In the past few years, Shein has gained a following among teenagers and young adults drawn to its inexpensive and wide-ranging merchandise, like $10 dresses and $3 packs of fake eyelashes. It uses sophisticated technology and production models that allow it to quickly put new items in front of shoppers, keeping them coming back to its website and app.
Last year, it gained a formidable competitor with Temu, which is a subsidiary of PDD Holdings in China that sells electric milk frothers for $2.87 and women’s tank tops for $3.99. Temu made a splash among consumers after running multiple ads during this year’s Super Bowl, one of the most expensive slots for advertisers. On TikTok, shoppers regularly post videos of their purchases under the hashtag #temuhauls.

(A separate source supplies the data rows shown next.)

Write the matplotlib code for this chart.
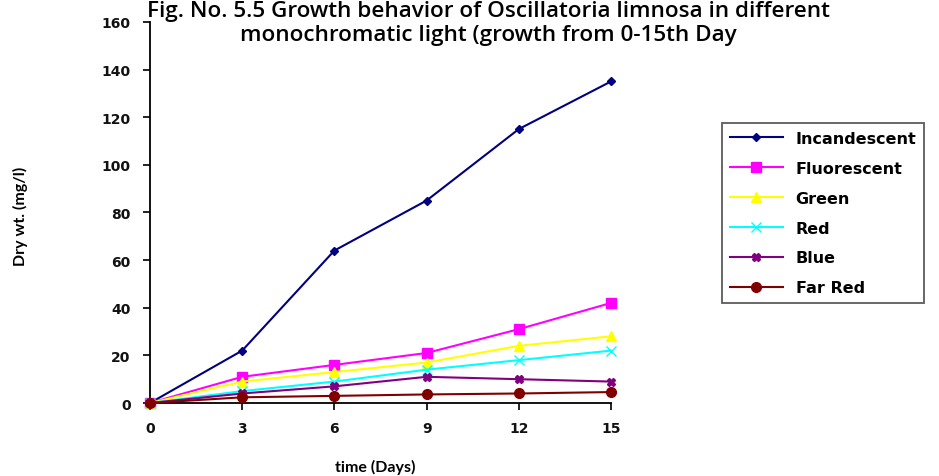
import matplotlib.pyplot as plt

days = [0, 3, 6, 9, 12, 15]

incandescent = [0, 22, 64, 85, 115, 135]
fluorescent = [0, 11, 16, 21, 31, 42]
green = [0, 9, 13, 17, 24, 28]
red = [0, 5, 9, 14, 18, 22]
blue = [0, 4, 7, 11, 10, 9]
far_red = [0, 2.4, 3, 3.6, 4, 4.6]

series = [
    ("Incandescent", incandescent, "#000080", "D", 4.5),
    ("Fluorescent", fluorescent, "#FF00FF", "s", 7.5),
    ("Green", green, "#FFFF00", "^", 7),
    ("Red", red, "#00FFFF", "x", 6.5),
    ("Blue", blue, "#800080", "X", 6),
    ("Far Red", far_red, "#800000", "o", 7),
]

plt.rcParams["font.family"] = ["Lato", "DejaVu Sans"]
tick_font = {"family": "DejaVu Sans", "weight": "bold", "size": 10}
legend_font = {"family": "DejaVu Sans", "weight": "bold", "size": 11.5}

fig = plt.figure(figsize=(9.39, 4.77), dpi=100)
ax = fig.add_axes([0.1597, 0.153, 0.491, 0.799])

for name, vals, color, marker, ms in series:
    ax.plot(days, vals, color=color, marker=marker, markersize=ms,
            linewidth=1.5, label=name, clip_on=False, zorder=3)

ax.set_xlim(0, 15)
ax.set_ylim(0, 160)
ax.set_xticks(days)
ax.set_yticks(range(0, 161, 20))
for s in ["top", "right"]:
    ax.spines[s].set_visible(False)
for s in ["left", "bottom"]:
    ax.spines[s].set_linewidth(1.3)
ax.tick_params(direction="out", length=5, width=1.3, colors="#111111")
ax.tick_params(axis="x", pad=8)
ax.tick_params(axis="y", pad=9)
for lbl in ax.get_xticklabels() + ax.get_yticklabels():
    lbl.set_fontproperties(tick_font)

fig.text(0.4, 0.021, "time (Days)", fontsize=11.5, fontweight="bold",
         ha="center", va="center")
fig.text(0.022, 0.547, "Dry wt. (mg/l)", rotation=90, fontsize=11.5,
         fontweight="bold", ha="center", va="center")

fig.text(0.52, 0.95, "Fig. No. 5.5 Growth behavior of Oscillatoria limnosa in different\n"
         "monochromatic light (growth from 0-15th Day",
         ha="center", va="center", fontsize=16.2, fontweight="semibold",
         family="Open Sans", linespacing=1.18)

leg = fig.legend(loc="upper left", bbox_to_anchor=(0.769, 0.740),
                 frameon=True, fancybox=False, edgecolor="#333333",
                 prop=legend_font, handlelength=3.3,
                 labelspacing=0.93, borderpad=0.5, borderaxespad=0,
                 handletextpad=0.8)
leg.get_frame().set_linewidth(1.3)

fig.savefig("out.png", dpi=100)
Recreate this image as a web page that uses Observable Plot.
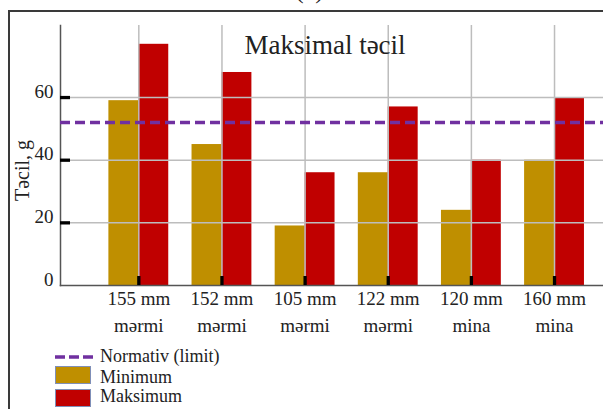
<!DOCTYPE html>
<html><head><meta charset="utf-8">
<script src="https://cdn.jsdelivr.net/npm/d3@7"></script>
<script src="https://cdn.jsdelivr.net/npm/@observablehq/plot@0.6"></script>
<style>
body{margin:0;background:#fff;}
#wrap{position:relative;width:603px;height:409px;overflow:hidden;font-family:"Liberation Serif",serif;}
#frame{position:absolute;left:8px;top:10px;width:700px;height:500px;border:2px solid #3a3a3a;box-sizing:border-box;}
#tag{position:absolute;left:295px;top:-23px;font-size:26px;line-height:26px;color:#222;}
#chart{position:absolute;left:0;top:0;}
#legend{position:absolute;left:0;top:345px;}
</style></head><body>
<div id="wrap"><div id="frame"></div><div id="tag">(c)</div><div id="chart"></div>
<svg id="legend" width="603" height="64" font-family="Liberation Serif" font-size="18" fill="#222">
  <line x1="55" x2="93" y1="12" y2="12" stroke="#7030A0" stroke-width="3.5" stroke-dasharray="10,4"/>
  <text x="100" y="16.7">Normativ (limit)</text>
  <rect x="55.5" y="21.5" width="35" height="17" fill="#BF8F00" stroke="#7f8fb8" stroke-width="1"/>
  <text x="100" y="38">Minimum</text>
  <rect x="55.5" y="44.5" width="35" height="17" fill="#C00000" stroke="#7f8fb8" stroke-width="1"/>
  <text x="100" y="56.7">Maksimum</text>
</svg>
</div>
<script>
const categories = ["155 mm\nmərmi", "152 mm\nmərmi", "105 mm\nmərmi", "122 mm\nmərmi", "120 mm\nmina", "160 mm\nmina"];
const minimum = [59, 45, 19, 36, 24, 40];
const maksimum = [77, 68, 36, 57, 40, 60];
const normativ = 52;
const yTicks = [0, 20, 40, 60];
const seriesNames = ["Minimum", "Maksimum"];
const seriesColors = ["#BF8F00", "#C00000"];
const title = "Maksimal təcil";
const yLabel = "Təcil, g";

// layout: each category occupies one unit on x; the two bars sit side by side around the category tick
const barWidth = 0.36;
const positions = categories.map((_, i) => i);
const data = categories.flatMap((c, i) => [
  {series: "Minimum", value: minimum[i], x1: i - barWidth, x2: i},
  {series: "Maksimum", value: maksimum[i], x1: i, x2: i + barWidth}
]);

const chart = Plot.plot({
  width: 603, height: 345,
  marginTop: 25, marginBottom: 60, marginLeft: 60, marginRight: 0,
  style: {fontFamily: "Liberation Serif", background: "transparent", color: "#222"},
  x: {domain: [-0.942, 5.589], axis: null},
  y: {domain: [0, 83], axis: null},
  color: {domain: seriesNames, range: seriesColors},
  marks: [
    Plot.rectY(data, {x1: "x1", x2: "x2", y1: 0, y2: "value", fill: "series"}),
    Plot.gridY(yTicks.slice(1), {stroke: "#bdbdbd", strokeOpacity: 1, strokeWidth: 1.5}),
    Plot.gridX(positions, {stroke: "#bdbdbd", strokeOpacity: 1, strokeWidth: 1.5}),
    Plot.frame({anchor: "left", stroke: "#555", strokeWidth: 1.5}),
    Plot.frame({anchor: "bottom", stroke: "#555", strokeWidth: 1.5}),
    Plot.axisY(yTicks.slice(1), {tickSize: -10, strokeWidth: 3.3, stroke: "#000", tickFormat: () => "", label: null}),
    Plot.axisY(yTicks, {tickSize: 0, tickPadding: 7, fontSize: 19, dy: -6, label: null}),
    Plot.axisX(positions, {tickSize: -9, strokeWidth: 3.3, stroke: "#000", tickFormat: () => "", label: null}),
    Plot.axisX(positions, {tickSize: 0, tickPadding: 1, fontSize: 19, lineHeight: 1.4, tickFormat: (i) => categories[i], label: null}),
    Plot.ruleY([normativ], {stroke: "#7030A0", strokeWidth: 3.5, strokeDasharray: "10,5"}),
    Plot.text([title], {frameAnchor: "top", lineAnchor: "top", dx: -7, dy: 9, fontSize: 27}),
    Plot.text([yLabel], {frameAnchor: "left", textAnchor: "middle", rotate: -90, dx: -38, dy: 15, fontSize: 20})
  ]
});
document.getElementById("chart").appendChild(chart);
</script>
</body></html>
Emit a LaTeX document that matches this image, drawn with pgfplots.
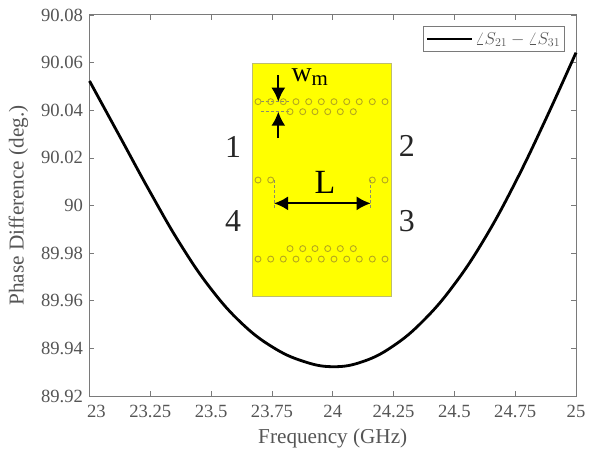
\documentclass[border=0pt]{standalone}
\usepackage{pgfplots}
\pgfplotsset{compat=1.18}
\usepackage{fontspec}
\setmainfont{Liberation Serif}
\usetikzlibrary{arrows.meta}
\definecolor{axisgray}{HTML}{7A7A7A}
\definecolor{textgray}{HTML}{555555}
\definecolor{viaolive}{HTML}{B5A81E}
\definecolor{dashgray}{HTML}{8A8A70}
\definecolor{boardyellow}{HTML}{FFFF00}
\definecolor{boardedge}{HTML}{BDBD70}
\newcommand{\fs}[1]{\fontsize{#1}{#1}\selectfont}
\begin{document}
\begin{tikzpicture}[x=1bp,y=1bp]
\path[use as bounding box] (-89.5bp,-57bp) rectangle (503.5bp,396bp);
\begin{axis}[
  at={(0,0)}, anchor=south west, scale only axis,
  width=486.5bp, height=381bp,
  xmin=23, xmax=25, ymin=89.92, ymax=90.08,
  xtick={23,23.25,23.5,23.75,24,24.25,24.5,24.75,25},
  xticklabels={\hspace{14bp}23,23.25,23.5,23.75,24,24.25,24.5,24.75,25\hspace{14bp}},
  ytick={89.92,89.94,89.96,89.98,90,90.02,90.04,90.06,90.08},
  yticklabels={89.92,89.94,89.96,89.98,90,90.02,90.04,90.06,90.08},
  tick align=inside, major tick length=5bp,
  tick style={axisgray,line width=0.7bp},
  axis line style={axisgray,line width=1bp},
  ticklabel style={font=\fs{18.7}, text=textgray},
  xticklabel style={yshift=-6bp},
  yticklabel style={xshift=-3bp},
  xlabel={Frequency (GHz)}, ylabel={Phase Difference (deg.)},
  label style={font=\fs{21.3}, text=textgray},
  xlabel style={at={(0.5,0)},anchor=center,yshift=-42bp},
  ylabel style={at={(0,0.5)},anchor=center,yshift=71bp},
  legend style={at={(0.9774,0.971)},anchor=north east,draw=axisgray,line width=0.8bp,
    font=\fs{18},text=textgray,inner xsep=2.5bp,inner ysep=4bp,
    /tikz/every even column/.append style={column sep=2bp}},
  legend cell align=left,
  legend image code/.code={\draw[#1,line width=2.8bp] (0bp,0bp) -- (45bp,0bp);},
  clip=false,
]
\addplot[black,line width=2.8bp,smooth,tension=0.7] coordinates {
(23.000,90.0523)(23.125,90.0289)(23.250,90.0055)(23.375,89.9835)(23.500,89.9649)
(23.625,89.9506)(23.750,89.9407)(23.875,89.9347)(24.000,89.9323)(24.125,89.9345)
(24.250,89.9411)(24.375,89.9519)(24.500,89.9669)(24.625,89.9862)(24.750,90.0096)
(24.875,90.0361)(25.000,90.0642)};
\addlegendentry{$\angle S_{21}-\angle S_{31}$}
% inset board
\addplot[forget plot,fill=boardyellow,draw=boardedge,line width=0.8bp] coordinates {
(23.668,90.0598)(24.2415,90.0598)(24.2415,89.9617)(23.668,89.9617)} -- cycle;
% vias
\addplot[forget plot,only marks,mark=o,mark size=3bp,mark options={draw=viaolive,line width=0.9bp,fill=none}] coordinates {
(23.6927,90.0436)(23.7449,90.0436)(23.7967,90.0436)(23.8489,90.0436)(23.9011,90.0436)(23.9529,90.0436)
(24.0051,90.0436)(24.0574,90.0436)(24.1091,90.0436)(24.1626,90.0436)(24.2148,90.0436)
(23.8243,90.0394)(23.8765,90.0394)(23.9270,90.0394)(23.9793,90.0394)(24.0311,90.0394)(24.0845,90.0394)
(23.6927,90.0107)(23.7449,90.0107)(24.1626,90.0107)(24.2148,90.0107)
(23.8243,89.9819)(23.8765,89.9819)(23.9270,89.9819)(23.9793,89.9819)(24.0311,89.9819)(24.0845,89.9819)
(23.6927,89.9775)(23.7449,89.9775)(23.7967,89.9775)(23.8489,89.9775)(23.9011,89.9775)(23.9529,89.9775)
(24.0051,89.9775)(24.0574,89.9775)(24.1091,89.9775)(24.1626,89.9775)(24.2148,89.9775)};
% dashed guides
\addplot[forget plot,dashgray,densely dashed,line width=0.9bp] coordinates {(23.705,90.0436)(23.8243,90.0436)};
\addplot[forget plot,dashgray,densely dashed,line width=0.9bp] coordinates {(23.705,90.0394)(23.8243,90.0394)};
\addplot[forget plot,dashgray,densely dashed,line width=0.9bp] coordinates {(23.7585,90.0107)(23.7585,89.9990)};
\addplot[forget plot,dashgray,densely dashed,line width=0.9bp] coordinates {(24.1560,90.0107)(24.1560,89.9990)};
% arrows
\addplot[forget plot,black,line width=2bp,-{Latex[length=14bp,width=14bp]}] coordinates {(23.7762,90.0548)(23.7762,90.0436)};
\addplot[forget plot,black,line width=2bp,-{Latex[length=14bp,width=14bp]}] coordinates {(23.7762,90.0283)(23.7762,90.0394)};
\addplot[forget plot,black,line width=2bp,{Latex[length=14bp,width=14bp]}-{Latex[length=14bp,width=14bp]}] coordinates {(23.7585,90.0009)(24.1560,90.0009)};
% labels
\node[font=\fs{28},text=black,anchor=center] at (axis cs:23.9065,90.0540) {w\textsubscript{\fs{21}m}};
\node[font=\fs{32},text=black!85] at (axis cs:23.59,90.0246) {1};
\node[font=\fs{32},text=black!85] at (axis cs:24.305,90.025) {2};
\node[font=\fs{32},text=black!85] at (axis cs:23.59,89.9935) {4};
\node[font=\fs{32},text=black!85] at (axis cs:24.305,89.9935) {3};
\node[font=\fs{34},text=black] at (axis cs:23.968,90.0099) {L};
\end{axis}
\end{tikzpicture}
\end{document}
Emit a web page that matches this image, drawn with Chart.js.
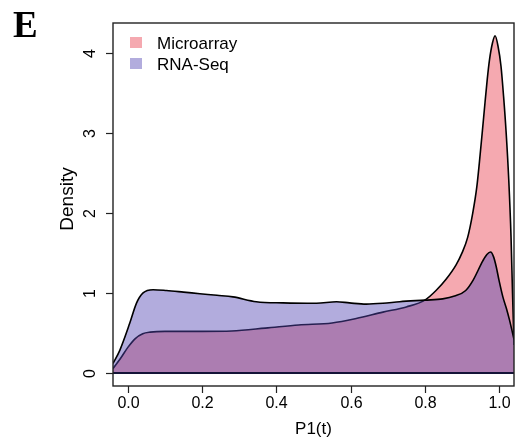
<!DOCTYPE html>
<html>
<head>
<meta charset="utf-8">
<script src="https://cdn.jsdelivr.net/npm/chart.js@4/dist/chart.umd.min.js"></script>
<style>
  html, body { margin: 0; padding: 0; background: #fff; }
  #wrap { width: 515px; height: 437px; }
</style>
</head>
<body>
<div id="wrap"><canvas id="densityChart" width="515" height="437"></canvas></div>
<script>
// density curves
const microX = [-0.04, -0.02, 0.0, 0.02, 0.04, 0.06, 0.1, 0.2, 0.28, 0.37, 0.46, 0.55, 0.615, 0.687, 0.75, 0.8, 0.83, 0.857, 0.884, 0.9, 0.915, 0.929, 0.94, 0.947, 0.955, 0.962, 0.968, 0.974, 0.982, 0.989, 0.997, 1.005, 1.012, 1.019, 1.026, 1.032, 1.036, 1.04];
const microY = [0.055, 0.18, 0.32, 0.43, 0.49, 0.51, 0.52, 0.52, 0.525, 0.56, 0.60, 0.625, 0.68, 0.76, 0.825, 0.91, 1.03, 1.17, 1.35, 1.5, 1.69, 2.0, 2.33, 2.64, 3.03, 3.38, 3.67, 3.91, 4.12, 4.21, 4.08, 3.83, 3.45, 2.99, 2.4, 1.7, 1.0, 0.35];

const rnaX = [-0.04, -0.022, 0.005, 0.023, 0.041, 0.068, 0.104, 0.15, 0.194, 0.24, 0.283, 0.346, 0.418, 0.508, 0.562, 0.597, 0.642, 0.687, 0.732, 0.8, 0.848, 0.88, 0.91, 0.93, 0.956, 0.967, 0.977, 0.985, 0.992, 1.0, 1.01, 1.02, 1.028, 1.04];
const rnaY = [0.12, 0.28, 0.62, 0.87, 1.0, 1.04, 1.03, 1.01, 0.99, 0.97, 0.95, 0.89, 0.875, 0.87, 0.89, 0.875, 0.86, 0.87, 0.89, 0.91, 0.925, 0.96, 1.03, 1.16, 1.4, 1.48, 1.51, 1.45, 1.33, 1.15, 0.95, 0.8, 0.66, 0.42];

const seriesNames = ['Microarray', 'RNA-Seq'];
const xTicks = [0, 0.2, 0.4, 0.6, 0.8, 1.0];
const yTicks = [0, 1, 2, 3, 4];

const pinkFill = '#F5A9B0';
const blueFill = 'rgba(85, 72, 180, 0.45)';
const sans = '"Liberation Sans", Arial, Helvetica, sans-serif';

function toPoints(xs, ys) {
  return xs.map((x, i) => ({ x: x, y: ys[i] }));
}

// R-style box, axes, labels and legend
const rFrame = {
  id: 'rFrame',
  afterDraw(chart) {
    const ctx = chart.ctx;
    const a = chart.chartArea;
    const xs = chart.scales.x;
    const ys = chart.scales.y;
    ctx.save();

    // baseline of the density polygons
    const y0 = ys.getPixelForValue(0);
    ctx.strokeStyle = '#141438';
    ctx.lineWidth = 2;
    ctx.beginPath();
    ctx.moveTo(a.left, y0);
    ctx.lineTo(a.right, y0);
    ctx.stroke();

    // box
    ctx.strokeStyle = '#222';
    ctx.lineWidth = 1.4;
    ctx.strokeRect(a.left, a.top, a.right - a.left, a.bottom - a.top);

    ctx.fillStyle = '#000';
    ctx.strokeStyle = '#222';
    ctx.lineWidth = 1.2;

    // x ticks
    ctx.font = '16px ' + sans;
    ctx.textAlign = 'center';
    ctx.textBaseline = 'middle';
    xTicks.forEach(v => {
      const px = Math.round(xs.getPixelForValue(v)) + 0.5;
      ctx.beginPath();
      ctx.moveTo(px, a.bottom);
      ctx.lineTo(px, a.bottom + 7);
      ctx.stroke();
      ctx.fillText(v.toFixed(1), px, 404);
    });

    // y ticks, labels turned like R
    yTicks.forEach(v => {
      const py = Math.round(ys.getPixelForValue(v)) + 0.5;
      ctx.beginPath();
      ctx.moveTo(a.left - 7, py);
      ctx.lineTo(a.left, py);
      ctx.stroke();
      ctx.save();
      ctx.translate(91, py);
      ctx.rotate(-Math.PI / 2);
      ctx.fillText(String(v), 0, 0);
      ctx.restore();
    });

    // axis titles
    ctx.font = '17px ' + sans;
    ctx.fillText('P1(t)', (a.left + a.right) / 2, 429);
    ctx.save();
    ctx.translate(68, 199);
    ctx.rotate(-Math.PI / 2);
    ctx.font = '19px ' + sans;
    ctx.fillText('Density', 0, 0);
    ctx.restore();

    // legend
    const legendFills = [pinkFill, blueFill];
    ctx.textAlign = 'left';
    seriesNames.forEach((name, i) => {
      const ty = 37 + i * 21;
      ctx.fillStyle = '#fff';
      ctx.fillRect(130, ty, 12, 11);
      ctx.fillStyle = legendFills[i];
      ctx.fillRect(130, ty, 12, 11);
      ctx.fillStyle = '#000';
      ctx.fillText(name, 157, ty + 7);
    });

    // panel letter
    ctx.font = 'bold 37px "Liberation Serif", "Times New Roman", serif';
    ctx.textBaseline = 'alphabetic';
    ctx.fillText('E', 13, 37);

    ctx.restore();
  }
};

const ctx = document.getElementById('densityChart').getContext('2d');
const densityChart = new Chart(ctx, {
  type: 'line',
  data: {
    datasets: [
      {
        label: seriesNames[1],
        data: toPoints(rnaX, rnaY),
        order: 1,
        fill: 'origin',
        backgroundColor: blueFill,
        borderColor: '#000',
        borderWidth: 1.6,
        pointRadius: 0,
        cubicInterpolationMode: 'monotone'
      },
      {
        label: seriesNames[0],
        data: toPoints(microX, microY),
        order: 2,
        fill: 'origin',
        backgroundColor: pinkFill,
        borderColor: '#000',
        borderWidth: 1.6,
        pointRadius: 0,
        cubicInterpolationMode: 'monotone'
      }
    ]
  },
  options: {
    responsive: false,
    animation: false,
    layout: { padding: { left: 113, top: 23, right: 1, bottom: 51 } },
    plugins: {
      legend: { display: false },
      tooltip: { enabled: false }
    },
    scales: {
      x: { type: 'linear', min: -0.04, max: 1.04, display: false },
      y: { type: 'linear', min: -0.1625, max: 4.37, display: false }
    }
  },
  plugins: [rFrame]
});
</script>
</body>
</html>
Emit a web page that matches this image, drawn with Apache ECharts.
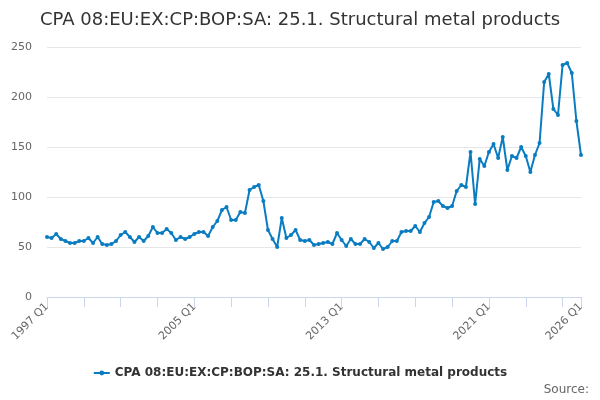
<!DOCTYPE html>
<html>
<head>
<meta charset="utf-8">
<script src="https://cdn.jsdelivr.net/npm/echarts@6/dist/echarts.min.js"></script>
<style>
  html, body { margin: 0; padding: 0; background: #fff; }
  #chart { width: 600px; height: 400px; }
</style>
</head>
<body>
<div id="chart"></div>
<script>
// quarterly index values, 1997 Q1 .. 2026 Q1
var startYear = 1997;
var endYear = 2026;
var values = [
  60, 59, 63, 58, 56, 54, 54, 56, 56, 59, 54, 60, 53, 52, 53, 56, 62, 65, 60, 55,
  60, 56, 61, 70, 64, 64, 68, 64, 57, 60, 58, 60, 63, 65, 65, 61, 70, 76, 87, 90,
  77, 77, 85, 84, 107, 110, 112, 96, 67, 58, 50, 79, 59, 62, 67, 57, 56, 57, 52, 53,
  54, 55, 53, 64, 57, 51, 58, 53, 53, 58, 55, 49, 54, 48, 50, 56, 56, 65, 66, 66,
  71, 65, 74, 80, 95, 96, 91, 89, 91, 106, 112, 110, 145, 93, 138, 131, 145, 153, 139, 160,
  127, 141, 139, 150, 141, 125, 142, 154, 215, 223, 188, 182, 232, 234, 224, 176, 142
];
var yTicks = [0, 50, 100, 150, 200, 250];
var seriesName = 'CPA 08:EU:EX:CP:BOP:SA: 25.1. Structural metal products';

var categories = [];
for (var y = startYear; y <= endYear; y++) {
  for (var q = 1; q <= 4; q++) {
    categories.push(y + ' Q' + q);
  }
}
categories = categories.slice(0, values.length);
var last = categories.length - 1;

var chart = echarts.init(document.getElementById('chart'));
var option = {
  animation: false,
  textStyle: { fontFamily: 'DejaVu Sans' },
  title: {
    text: seriesName,
    left: 'center',
    top: 6,
    textStyle: { fontSize: 18, fontWeight: 'normal', color: '#333' }
  },
  legend: {
    bottom: 16,
    left: 'center',
    itemWidth: 16,
    itemHeight: 6,
    textStyle: { fontSize: 12, fontWeight: 'bold', color: '#333' },
    data: [seriesName]
  },
  graphic: [{
    type: 'text',
    right: 11,
    bottom: 4,
    style: { text: 'Source:', fontSize: 12, fill: '#666', fontFamily: 'DejaVu Sans' }
  }],
  grid: { left: 47, right: 19, top: 47, bottom: 103 },
  xAxis: {
    type: 'category',
    data: categories,
    boundaryGap: false,
    axisLine: { lineStyle: { color: '#ccd6eb' } },
    axisTick: {
      length: 10,
      lineStyle: { color: '#ccd6eb' },
      interval: function (i) { return i % 8 === 0 || i === last; }
    },
    axisLabel: {
      rotate: 45,
      color: '#666',
      fontSize: 11,
      margin: 8,
      interval: function (i) { return i % 32 === 0 || i === last; }
    },
    splitLine: { show: false }
  },
  yAxis: {
    type: 'value',
    min: yTicks[0],
    max: yTicks[yTicks.length - 1],
    interval: 50,
    axisLine: { show: false },
    axisTick: { show: false },
    axisLabel: { color: '#666', fontSize: 11, margin: 15 },
    splitLine: { lineStyle: { color: '#e6e6e6' } }
  },
  series: [{
    name: seriesName,
    type: 'line',
    data: values,
    symbol: 'circle',
    symbolSize: 4,
    showAllSymbol: true,
    color: '#0a7cc1',
    lineStyle: { width: 2 }
  }]
};
chart.setOption(option);
</script>
</body>
</html>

In the suit, Temu noted that Shein’s reported valuation had fallen and said that Shein was trying to tamp down the competition in response.
“Shein’s conduct targeted at Temu is part of a larger pattern of behavior by Shein to subvert and abuse the U.S. legal system,” the suit says.
Shein has been facing intense scrutiny from legislators in Washington related to its business practices. It has faced questions from lawmakers about its supply chain since reports linked the company’s cotton to Xinjiang — a region in China where, U.S. officials say, the government has exploited the labor of ethnic Uyghurs.
It has also been accused of stealing independent designers’ intellectual property, and a growing number of lawmakers, lobbyists and other retailers say Shein benefits unfairly from de minimis, a U.S. trade provision that allows companies to avoid paying customs fees when shipping low-cost products to consumers in the United States.
As Temu becomes more prominent, it is starting to face some of the same criticisms. In June, lawmakers accused the platform of providing an unchecked channel that allows goods made with forced labor to flow into the United States. Critics also say its use of de minimis is unfair to American retailers.